Secrets are encrypted key-value pairs injected into environments at runtime. They’re useful for:

  • API keys and access tokens
  • Database credentials
  • Private registry authentication
  • Any sensitive configuration

Secrets are always encrypted stored per-environment. They are never exposed in build logs or Dockerfiles.

All environments (base and custom) can run at different resource tiers:

SizeCPUMemoryBest for
XS0.25512 MBLightweight tasks, quick scripts
S0.51 GBSmall services, focused edits
M12 GBDefault for most application work
L24 GBHeavier builds, larger test suites
XL48 GBLargest repositories, demanding workloads

Each environment can have its own default size. When creating a task, you can override the size for that specific run.

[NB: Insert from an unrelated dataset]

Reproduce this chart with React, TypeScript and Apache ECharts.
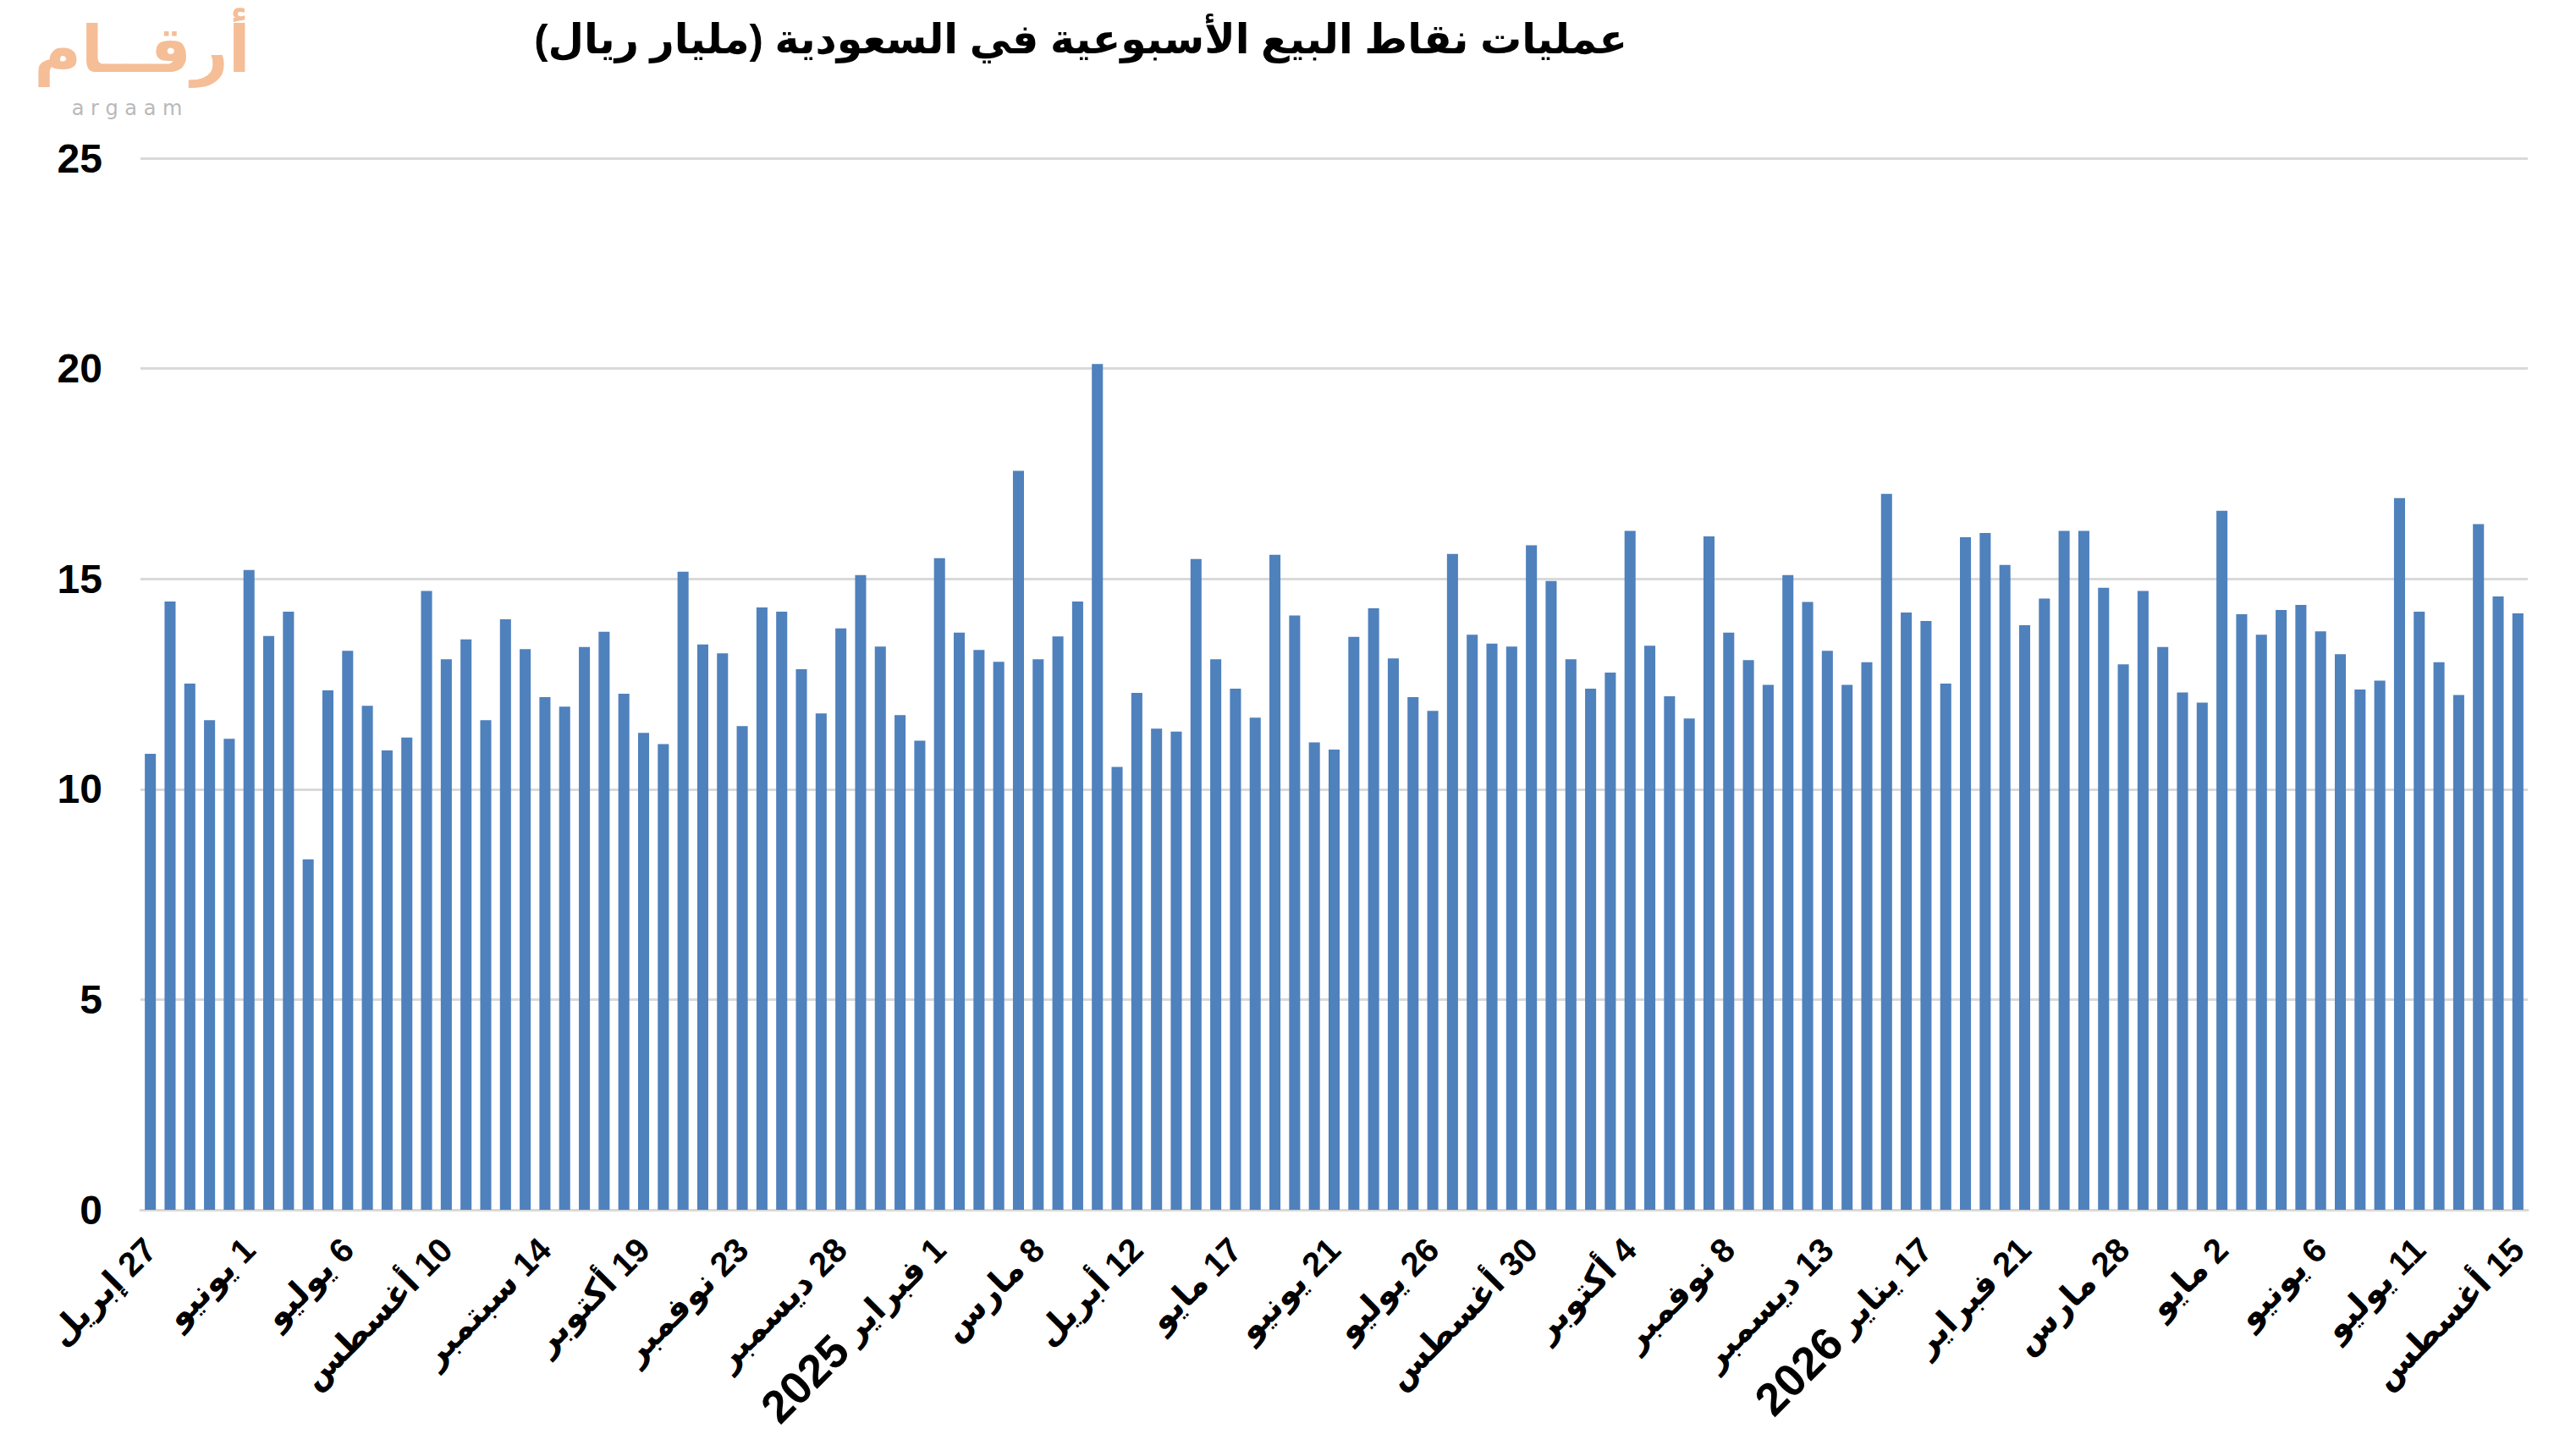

Start with base environments:

  • General development → Ubuntu
  • Need browser access → Browser
  • GUI applications → Desktop
  • Fast, minimal tasks → Slim
  • Collaborative editing → VS Code

Create custom environments when:

  • Your project requires specific language versions or system packages
  • You want faster task startup with pre-installed dependencies
  • You need consistency across team members
  • The base environments don’t include tools your project needs

Size guidelines:

  • Start with M for most work
  • Use S or XS for quick, focused tasks
  • Scale up to L or XL for large builds, heavy indexing, or memory-intensive work

When you create a task in Cloud:

  1. You select an environment (base or custom) and size
  2. Cosine provisions a workspace with that environment
  3. The task runs in that workspace
  4. Changes are pushed to your repository

Workspaces are ephemeral — created when the task starts and destroyed when it ends. Only your code changes (commits and branches) are persisted.